FCA wants to increase global shipments by more than 50 per cent to 7m vehicles by 2018 and ring up annual sales of €132bn versus a forecast €93bn for 2014, while achieving an operating margin of around 7 per cent compared with 2013’s 4.1 per cent.
To support those aims, FCA will launch a product offensive as part of the €48bn plan, unleashing 30 new models, including new Alfa Romeos and a Maserati sport utility vehicle, as it seeks to expand in India and China – virtually from scratch.
All this at a time of uncertain global demand for cars, with the US thought to be nearing its peak, Europe stalling and Brazil – where Fiat is the market leader – firmly in reverse.
“The targets themselves are obviously extremely challenging in what’s a worsening growth market in terms of global auto demand,” says Stuart Pearson, analyst at Exane BNP Paribas.
As if the targets were not challenging enough, Fiat is carrying €9.7bn in net industrial debt and is second only to PSA Peugeot Citroën in terms of total adjusted debt to operating earnings, according to Morningstar Equity Research.
The company has ruled out a rights issue to fix its balance sheet and Mr Marchionne says the growth plan does not require additional capital, though FCA plans to sell €800m of treasury shares into the US listing. The board will discuss the capital structure later this month in a meeting at its new London headquarters.

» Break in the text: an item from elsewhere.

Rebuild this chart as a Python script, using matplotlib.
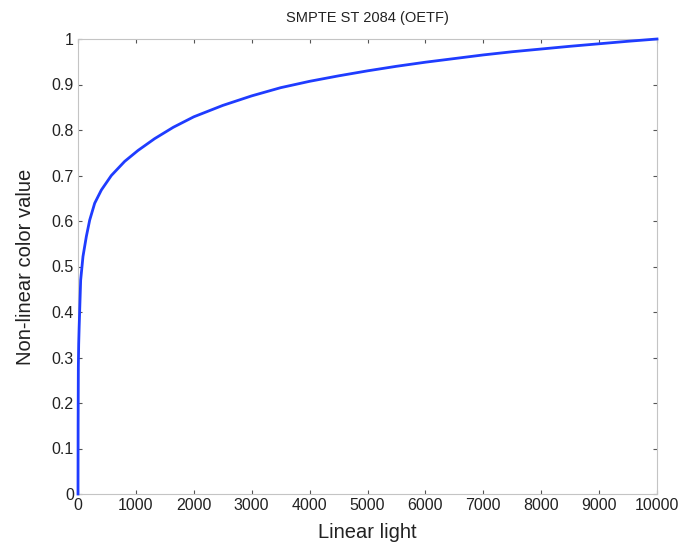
import matplotlib
matplotlib.use("Agg")
import matplotlib.pyplot as plt

# values
linear_light = [0, 2, 6, 12, 20, 46, 86, 144, 202, 288, 403, 576, 806, 1036,
                1324, 1646, 2000, 2500, 3000, 3500, 4000, 4500, 5000, 5500,
                6000, 6500, 7000, 7500, 8000, 8500, 9000, 9500, 10000]
nonlinear = [0, 0.15, 0.28, 0.33, 0.367, 0.47, 0.522, 0.566, 0.602, 0.639,
             0.668, 0.700, 0.731, 0.755, 0.781, 0.806, 0.829, 0.854, 0.875,
             0.893, 0.907, 0.919, 0.930, 0.940, 0.949, 0.957, 0.965, 0.972,
             0.978, 0.984, 0.9895, 0.995, 1.0]

x_ticks = list(range(0, 10001, 1000))
y_ticks = [0, 0.1, 0.2, 0.3, 0.4, 0.5, 0.6, 0.7, 0.8, 0.9, 1]
y_tick_labels = ["0", "0.1", "0.2", "0.3", "0.4", "0.5", "0.6", "0.7", "0.8", "0.9", "1"]

plt.rcParams['font.family'] = ['Liberation Sans', 'DejaVu Sans']

fig = plt.figure(figsize=(6.93, 5.45), dpi=100)
ax = fig.add_axes([78/693, 1 - 494/545, (657-78)/693, (494-39)/545])

ax.plot(linear_light, nonlinear, color='#1f3cff', linewidth=2.0,
        solid_joinstyle='round', zorder=3, clip_on=False)

ax.set_xlim(0, 10000)
ax.set_ylim(0, 1)
ax.set_xticks(x_ticks)
ax.set_xticklabels([str(t) for t in x_ticks])
ax.set_yticks(y_ticks)
ax.set_yticklabels(y_tick_labels)

for s in ax.spines.values():
    s.set_color('#c4c4c4')
    s.set_linewidth(0.8)

ax.tick_params(direction='in', length=3, width=0.8, color='#555555',
               top=True, right=True, labelsize=11.5, pad=3, labelcolor='#222222')

ax.set_title("SMPTE ST 2084 (OETF)", fontsize=10.5, color='#222222', pad=12)
ax.set_xlabel("Linear light", fontsize=14.5, color='#222222', labelpad=7)
ax.set_ylabel("Non-linear color value", fontsize=14.5, color='#222222', labelpad=12)

fig.savefig("out.png", dpi=100, facecolor='white')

But Mr Marchionne – who is credited with reviving both carmakers from near-death experiences – has a habit of setting outlandish targets, aiming to stretch the organisation rather than guide financial markets. The latest five-year plan follows similar projections in 2006 and 2010, neither of which were met.
Analysts said the real challenge was pushing Maserati, Jeep and Alfa into relatively untapped emerging markets from Fiat’s Italian manufacturing base. It is a particularly risky strategy for Alfa, as it seeks to compete with locally produced BMWs.
Stefano Aversa, co-president at AlixPartners, a consultancy, said: “You add the logistics costs, the working capital for all the cars on the ocean . . . It is increasingly difficult to successfully implement an export model the more you move from luxury Ferrari and Maserati to premium Jeep, and Alfa to the volume brands – Fiat and Chrysler.”
The US is also central to FCA’s strategy. The irony is that Chrysler, which was on its knees when it was rescued by Fiat after massive losses in 2008 and 2009, now contributes the bulk of profits in the wider group – thanks to the striking success of its Jeep SUVs and Ram pick-up trucks in their home US market.
SUVs, pick-up trucks and luxury vehicles account for 14 per cent of worldwide car industry sales but 70 per cent of profits, according to General Motors, Chrysler’s biggest competitor in the US market.
However, the most audacious aspect of the company’s plans for North America is its effort to revive its moribund Chrysler marque, which has suffered from years of poor quality and fierce competition in its mid-market sedan segment. The company’s business plan calls for North American sales for the brand to rise from 350,000 in 2013 to 800,000 by 2018.